■ Objective:
Pictures stay out of the copy. Repeat exactly the lines from the first entry below through the line that contains "t_step = 0.0005", and nothing beyond.

---------- Dataset rows

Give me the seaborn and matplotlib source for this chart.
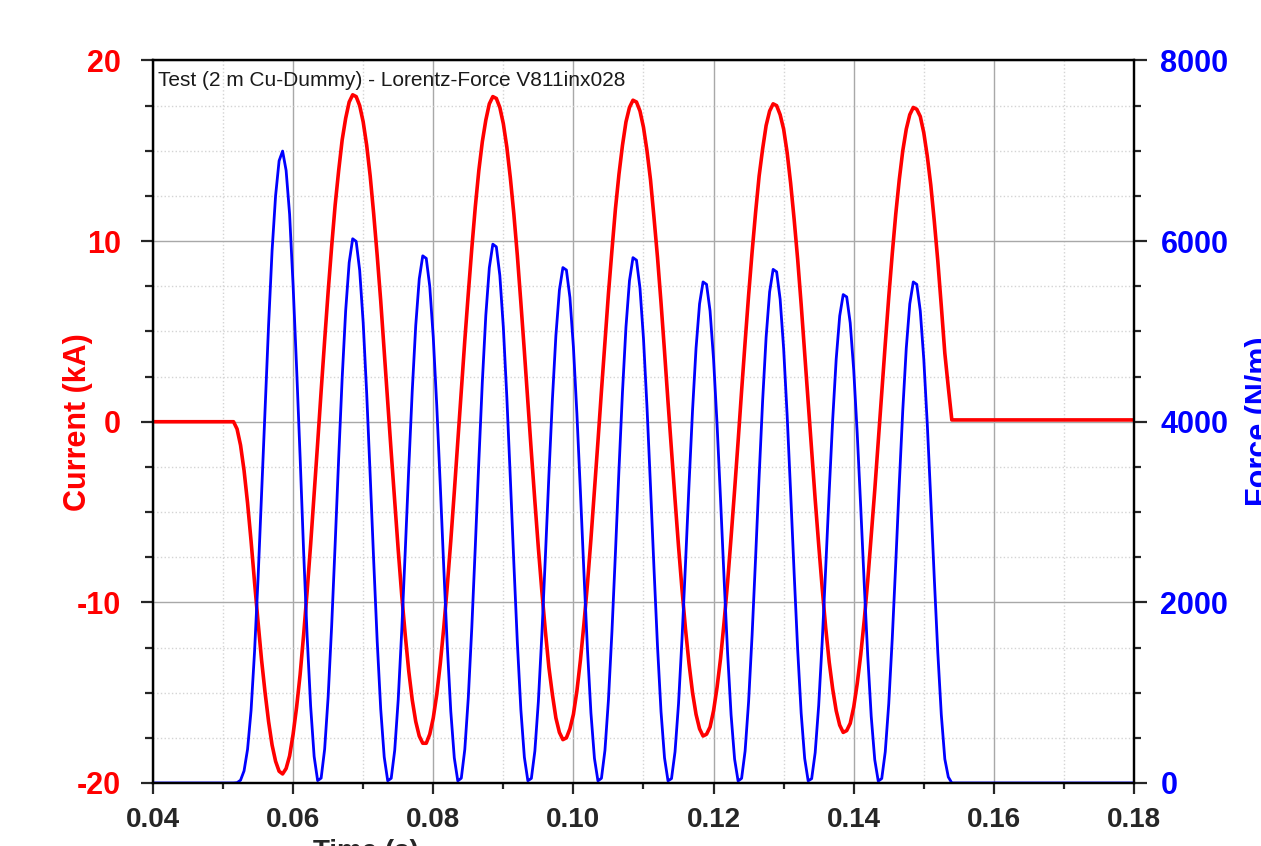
import matplotlib
matplotlib.use("Agg")
import matplotlib.pyplot as plt
import seaborn as sns
import numpy as np
import pandas as pd
from matplotlib.ticker import MultipleLocator, FormatStrFormatter

sns.set_style("white")
plt.rcParams['font.family'] = ['Liberation Sans', 'DejaVu Sans']
plt.rcParams['font.weight'] = 'bold'
plt.rcParams['axes.unicode_minus'] = False

title = "Test (2 m Cu-Dummy) - Lorentz-Force V811inx028"

# values, one sample every 0.5 ms from 0.0515 s to 0.1540 s
t_first = 0.0515
t_step = 0.0005

current_ka = [
    0.0, -0.4, -1.3, -2.7, -4.5, -6.6, -8.9, -11.1, -13.2, -15.0, -16.6, -17.9, -18.8,
    -19.35, -19.5, -19.2, -18.5, -17.3, -15.8, -14.0, -11.8, -9.4, -6.8, -4.0, -1.2,
    1.7, 4.5, 7.2, 9.7, 12.0, 13.9, 15.6, 16.8, 17.7, 18.1, 18.0, 17.5, 16.6, 15.3, 13.6, 11.5, 9.2, 6.7, 3.9, 1.1,
    -1.7, -4.4, -7.1, -9.6, -11.8, -13.8, -15.4, -16.6, -17.4, -17.8, -17.8, -17.3, -16.4, -15.1, -13.4, -11.4, -9.1, -6.6, -3.9, -1.1,
    1.7, 4.5, 7.1, 9.6, 11.9, 13.9, 15.5, 16.7, 17.6, 18.0, 17.9, 17.4, 16.5, 15.2, 13.5, 11.5, 9.2, 6.6, 3.9, 1.1,
    -1.7, -4.4, -7.0, -9.4, -11.6, -13.6, -15.1, -16.4, -17.2, -17.6, -17.5, -17.0, -16.2, -14.9, -13.2, -11.2, -9.0, -6.5, -3.8, -1.1,
    1.7, 4.4, 7.1, 9.5, 11.8, 13.7, 15.3, 16.6, 17.4, 17.8, 17.7, 17.2, 16.3, 15.0, 13.4, 11.3, 9.1, 6.6, 3.9, 1.1,
    -1.6, -4.3, -6.9, -9.3, -11.5, -13.4, -15.0, -16.2, -17.0, -17.4, -17.3, -16.9, -16.0, -14.7, -13.1, -11.1, -8.9, -6.4, -3.8, -1.1,
    1.7, 4.4, 7.0, 9.4, 11.6, 13.6, 15.1, 16.4, 17.2, 17.6, 17.5, 17.0, 16.2, 14.9, 13.2, 11.2, 9.0, 6.5, 3.8, 1.1,
    -1.6, -4.3, -6.8, -9.2, -11.4, -13.3, -14.8, -16.0, -16.8, -17.2, -17.1, -16.7, -15.8, -14.5, -12.9, -11.0, -8.8, -6.3, -3.8, -1.1,
    1.6, 4.3, 6.9, 9.3, 11.5, 13.4, 15.0, 16.2, 17.0, 17.4, 17.3, 16.9, 16.0, 14.7, 13.1, 11.1, 8.9, 6.4, 3.8, 1.9,
    0.1,
]

force_nm = [
    0, 3, 31, 134, 373, 802, 1458, 2267, 3206, 4140, 5070, 5896, 6503,
    6889, 6997, 6783, 6297, 5507, 4593, 3606, 2562, 1626, 851, 294, 26,
    54, 374, 954, 1737, 2646, 3592, 4482, 5230, 5762, 6026, 5997, 5676, 5096, 4313, 3404, 2458, 1567, 820, 288, 24,
    52, 362, 924, 1682, 2563, 3479, 4341, 5066, 5581, 5837, 5809, 5498, 4936, 4177, 3297, 2381, 1518, 794, 279, 23,
    53, 371, 945, 1720, 2620, 3556, 4437, 5179, 5705, 5966, 5937, 5620, 5046, 4270, 3370, 2434, 1552, 812, 285, 24,
    51, 354, 904, 1645, 2506, 3402, 4245, 4954, 5457, 5707, 5680, 5376, 4827, 4085, 3224, 2328, 1485, 776, 273, 23,
    52, 361, 921, 1677, 2554, 3467, 4326, 5049, 5562, 5817, 5789, 5479, 4919, 4163, 3286, 2373, 1513, 791, 278, 23,
    49, 345, 878, 1599, 2436, 3307, 4126, 4815, 5305, 5548, 5521, 5226, 4692, 3971, 3134, 2263, 1443, 755, 265, 22,
    51, 353, 900, 1639, 2497, 3390, 4230, 4937, 5438, 5687, 5660, 5357, 4810, 4070, 3213, 2320, 1479, 774, 272, 23,
    48, 336, 856, 1559, 2375, 3224, 4023, 4694, 5171, 5408, 5382, 5094, 4574, 3871, 3055, 2206, 1407, 736, 258, 21,
    49, 345, 878, 1599, 2436, 3307, 4126, 4815, 5305, 5548, 5521, 5226, 4692, 3971, 3134, 2263, 1443, 755, 265, 66,
    0,
]

# flat parts before and after the pulse
t_min, t_max = 0.04, 0.18
current_before, current_after = 0.0, 0.1
force_before, force_after = 0.0, 0.0

t = np.round(t_first + t_step * np.arange(len(current_ka)), 4)
df = pd.DataFrame({
    'time': np.concatenate([[t_min], t, [t_max]]),
    'current': [current_before] + current_ka + [current_after],
    'force': [force_before] + force_nm + [force_after],
})

fig = plt.figure(figsize=(12.61, 8.46), dpi=100)
ax = fig.add_axes([0.1213, 0.0745, 0.7780, 0.8540])
ax2 = ax.twinx()

sns.lineplot(data=df, x='time', y='current', ax=ax, color='#ff0000', linewidth=2.6,
             solid_joinstyle='round')
sns.lineplot(data=df, x='time', y='force', ax=ax2, color='#0000ff', linewidth=2.0,
             solid_joinstyle='round')

ax.set_xlim(t_min, t_max)
ax.set_ylim(-20, 20)
ax2.set_ylim(0, 8000)

ax.xaxis.set_major_locator(MultipleLocator(0.02))
ax.xaxis.set_minor_locator(MultipleLocator(0.01))
ax.xaxis.set_major_formatter(FormatStrFormatter('%.2f'))
ax.yaxis.set_major_locator(MultipleLocator(10))
ax.yaxis.set_minor_locator(MultipleLocator(2.5))
ax2.yaxis.set_major_locator(MultipleLocator(2000))
ax2.yaxis.set_minor_locator(MultipleLocator(500))

ax.grid(which='major', color='#a8a8a8', linewidth=1.0, linestyle='-')
ax.grid(which='minor', color='#d4d4d4', linewidth=1.0, linestyle=':')
ax2.grid(False)

for a in (ax, ax2):
    for s in a.spines.values():
        s.set_color('black')
        s.set_linewidth(1.6)

ax.tick_params(axis='x', which='major', direction='out', length=8, width=1.6, labelsize=20, pad=9, bottom=True)
ax.tick_params(axis='x', which='minor', direction='out', length=4.5, width=1.6, bottom=True)
ax.tick_params(axis='y', which='major', direction='out', length=9, width=1.6, labelsize=22, pad=14,
               labelcolor='#ff0000', left=True)
ax.tick_params(axis='y', which='minor', direction='out', length=6, width=1.6, left=True)
ax2.tick_params(axis='y', which='major', direction='out', length=9, width=1.6, labelsize=22, pad=10,
                labelcolor='#0000ff', right=True)
ax2.tick_params(axis='y', which='minor', direction='out', length=5, width=1.6, right=True)

ax.set_xlabel('Time (s)', fontsize=20, fontweight='bold')
ax.xaxis.set_label_coords(0.217, -0.077)
ax.set_ylabel('Current (kA)', fontsize=22, fontweight='bold', color='#ff0000')
ax.yaxis.set_label_coords(-0.061, 0.5)
ax2.set_ylabel('Force (N/m)', fontsize=22, fontweight='bold', color='#0000ff')
ax2.yaxis.set_label_coords(1.113, 0.5)

ax.text(0.005, 0.985, title, transform=ax.transAxes, ha='left', va='top',
        fontsize=15, fontweight='normal', color='#1a1a1a')

fig.savefig('out.png', dpi=100)
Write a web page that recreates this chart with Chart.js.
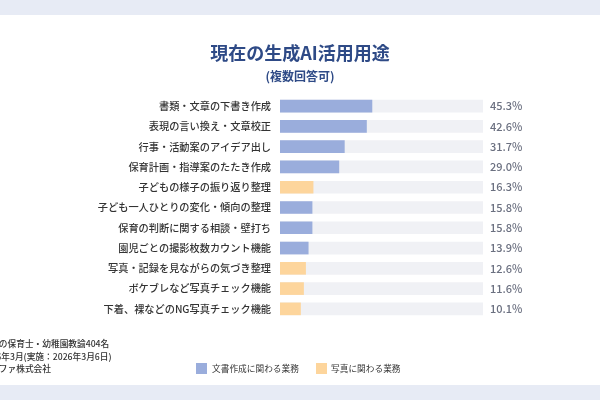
<!DOCTYPE html>
<html>
<head>
<meta charset="utf-8">
<script src="https://cdn.jsdelivr.net/npm/chart.js@4"></script>
<style>
  html, body { margin: 0; padding: 0; background: #fff; }
  #wrap { width: 600px; height: 400px; }
</style>
</head>
<body>
<div id="wrap"><canvas id="chart" width="600" height="400"></canvas></div>
<script>
const categories = [
  '書類・文章の下書き作成',
  '表現の言い換え・文章校正',
  '行事・活動案のアイデア出し',
  '保育計画・指導案のたたき作成',
  '子どもの様子の振り返り整理',
  '子ども一人ひとりの変化・傾向の整理',
  '保育の判断に関する相談・壁打ち',
  '園児ごとの撮影枚数カウント機能',
  '写真・記録を見ながらの気づき整理',
  'ボケブレなど写真チェック機能',
  '下着、裸などのNG写真チェック機能'
];
const values = [45.3, 42.6, 31.7, 29.0, 16.3, 15.8, 15.8, 13.9, 12.6, 11.6, 10.1];
const groups = ['doc', 'doc', 'doc', 'doc', 'photo', 'doc', 'doc', 'doc', 'photo', 'photo', 'photo'];
const trackValues = categories.map(() => 100);
const legendLabels = ['文書作成に関わる業務', '写真に関わる業務'];
const footnotes = [
  '調査対象：全国の保育士・幼稚園教諭404名',
  '調査期間：2026年3月(実施：2026年3月6日)',
  '調査主体：ユニファ株式会社'
];

const FONT = '"Noto Sans CJK JP", "Noto Sans", sans-serif';
const BLUE = '#9aaddc';
const ORANGE = '#fdd59c';
const colors = groups.map(g => g === 'photo' ? ORANGE : BLUE);

const decor = {
  id: 'decor',
  beforeDraw(chart) {
    const ctx = chart.ctx;
    ctx.save();
    ctx.fillStyle = '#e7ebf5';
    ctx.fillRect(0, 0, 600, 15);
    ctx.fillRect(0, 385, 600, 15);
    ctx.restore();
  },
  afterDraw(chart) {
    const ctx = chart.ctx;
    ctx.save();
    // title
    ctx.fillStyle = '#2e4a86';
    ctx.textAlign = 'center';
    ctx.textBaseline = 'middle';
    ctx.font = 'bold 18px ' + FONT;
    ctx.fillText('現在の生成AI活用用途', 300, 53);
    ctx.font = 'bold 12px ' + FONT;
    ctx.fillText('(複数回答可)', 300, 76);

    // value labels
    const meta = chart.getDatasetMeta(0);
    const track = chart.getDatasetMeta(1);
    ctx.font = '500 11px ' + FONT;
    ctx.fillStyle = '#6b7080';
    ctx.textAlign = 'left';
    meta.data.forEach((bar, i) => {
      ctx.fillText(values[i].toFixed(1) + '%', track.data[i].x + 7, bar.y);
    });

    // footnotes
    ctx.font = '500 8.7px ' + FONT;
    ctx.fillStyle = '#333';
    footnotes.forEach((t, i) => ctx.fillText(t, -62, 344 + i * 12.5));

    // legend
    ctx.font = '8.7px ' + FONT;
    ctx.fillStyle = BLUE;
    ctx.fillRect(196, 363, 11, 11);
    ctx.fillStyle = ORANGE;
    ctx.fillRect(316, 363, 11, 11);
    ctx.fillStyle = '#333';
    ctx.fillText(legendLabels[0], 212, 369);
    ctx.fillText(legendLabels[1], 331, 369);
    ctx.restore();
  }
};

new Chart(document.getElementById('chart'), {
  type: 'bar',
  data: {
    labels: categories,
    datasets: [
      {
        data: values,
        backgroundColor: colors,
        barThickness: 12,
        grouped: false
      },
      {
        data: trackValues,
        backgroundColor: '#f0f1f5',
        barThickness: 12,
        grouped: false
      }
    ]
  },
  options: {
    indexAxis: 'y',
    responsive: false,
    animation: false,
    layout: { padding: { top: 96, bottom: 81, left: 0, right: 117 } },
    plugins: {
      legend: { display: false },
      tooltip: { enabled: false }
    },
    scales: {
      x: { display: false, min: 0, max: 100 },
      y: {
        afterFit(scale) { scale.width = 280; },
        grid: { display: false, drawTicks: false },
        border: { display: false },
        ticks: {
          padding: 9,
          color: '#333',
          font: { family: FONT, size: 10.2, weight: '500' }
        }
      }
    }
  },
  plugins: [decor]
});
</script>
</body>
</html>
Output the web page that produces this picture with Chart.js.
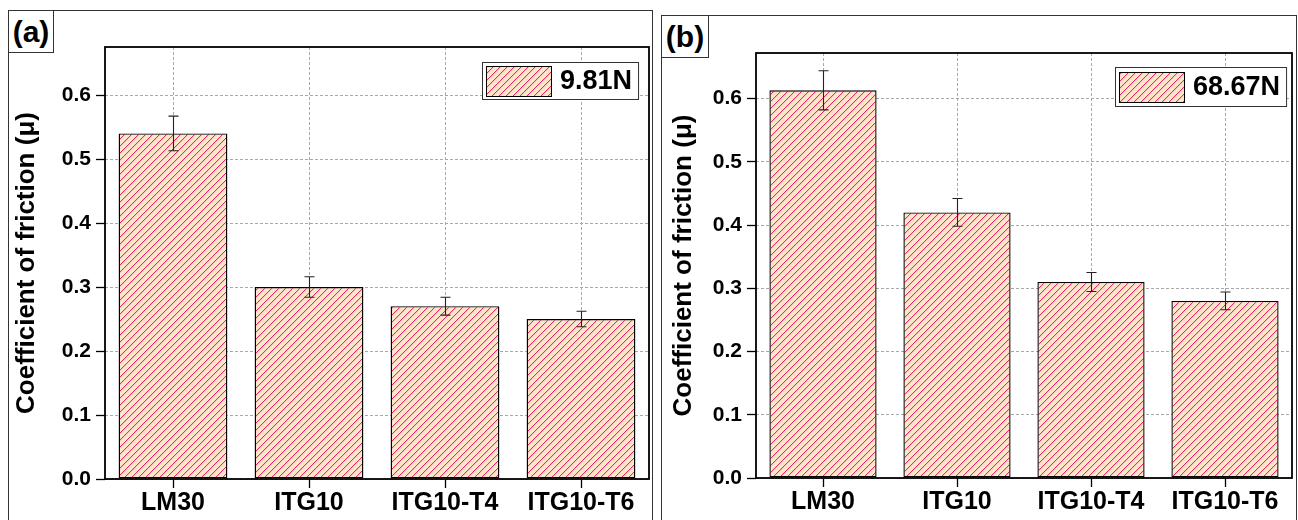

--------------------

■ Response:
Give me the seaborn and matplotlib source for this chart.
import matplotlib
matplotlib.use("Agg")
import matplotlib.pyplot as plt
import seaborn as sns
import numpy as np
import pandas as pd
from matplotlib.ticker import MultipleLocator, FormatStrFormatter

sns.set_style("white")
plt.rcParams['font.family'] = ['Liberation Sans', 'DejaVu Sans']
plt.rcParams['font.weight'] = 'bold'
plt.rcParams['axes.unicode_minus'] = False

title = "Test (2 m Cu-Dummy) - Lorentz-Force V811inx028"

# values, one sample every 0.5 ms from 0.0515 s to 0.1540 s
t_first = 0.0515
t_step = 0.0005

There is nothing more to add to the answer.